Arguing for any special treatment to states under GST whose contribution to the GST pool is higher is a dangerous idea. This could lead to arguments such as special rights for bigger taxpayers, unequal voting rights in elections etc.

  • Firstly, it is not right to say that the GST collected in a state represents the revenue of that particular state. The tax deposited by a taxpayer in a state under the GST mechanism is a function of the value of supplies made by such taxpayer. Most of such values are of an inter-state nature.
    • Most supplies made from any producing state are consumed elsewhere and the revenue in such a situation naturally and rightfully adds to the destination state.
  • Secondly, it is false to say that under GST; most of the profits is collected by the Union and is given to the states on the basis of some formula. The major chunk of IGST revenue that is given to any state is directly related to the returns filed in that state.
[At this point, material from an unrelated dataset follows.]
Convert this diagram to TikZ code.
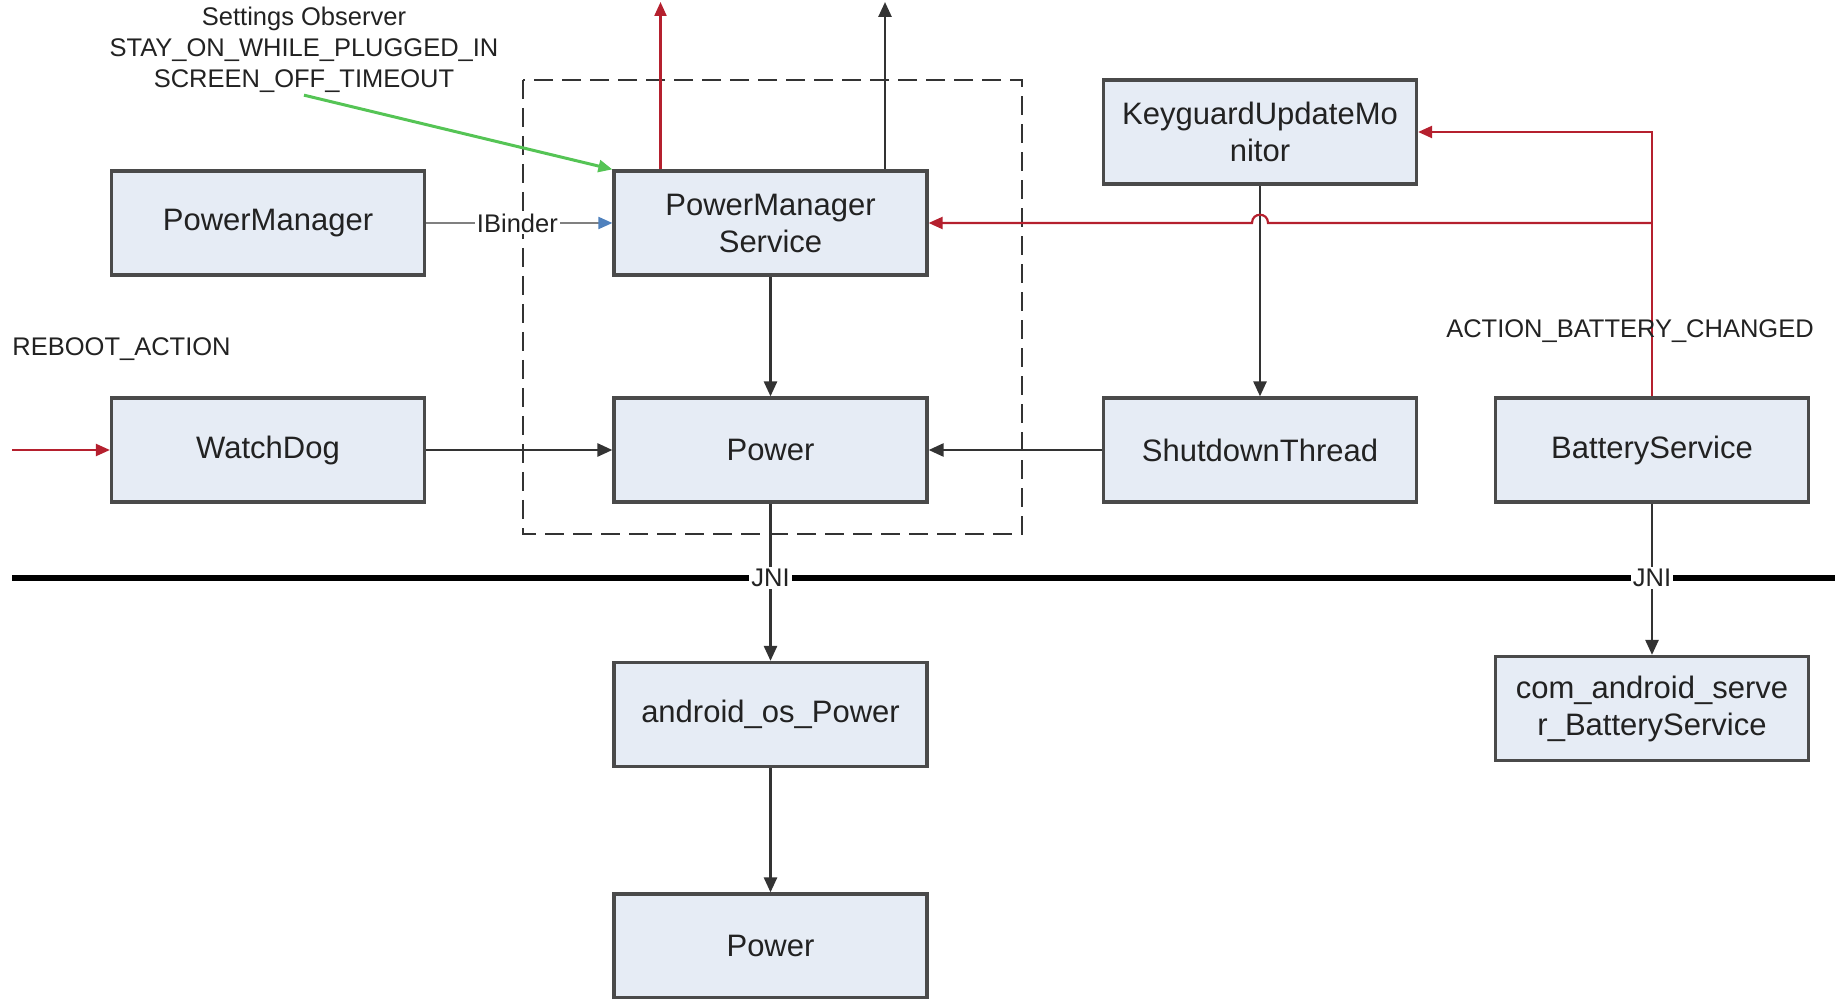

    • This payment also comprises tax on supplies “destined” to that state, as shown in the returns of such suppliers.
  • Thirdly, the reason why some states have a higher revenue collection is because such states enjoy locational or geographical advantages. They are coastal areas and hugely suited to the needs of trade and distribution as also manufacturing.
    • However, such states have a disadvantage in the account of the lower availability of certain vital minerals like coal and iron ore. This was undone by the principle of cargo equalization implemented in the years following Independence.
  • Fourthly, the argument of unequal transfers of central receipts is also untrue. Such transfers are made for improving horizontal fiscal imbalances in a federation.
Also read: Analysis of GST regime in India

The conclusion
The principle of “one state one vote” is intact and is also the norm in every civilized discourse. Even in the UN, every country has one vote. If this principle is questioned, it would lead to the undoing of the force that binds this great country. Special treatment under GST would only hamper the true spirit of cooperative federalism.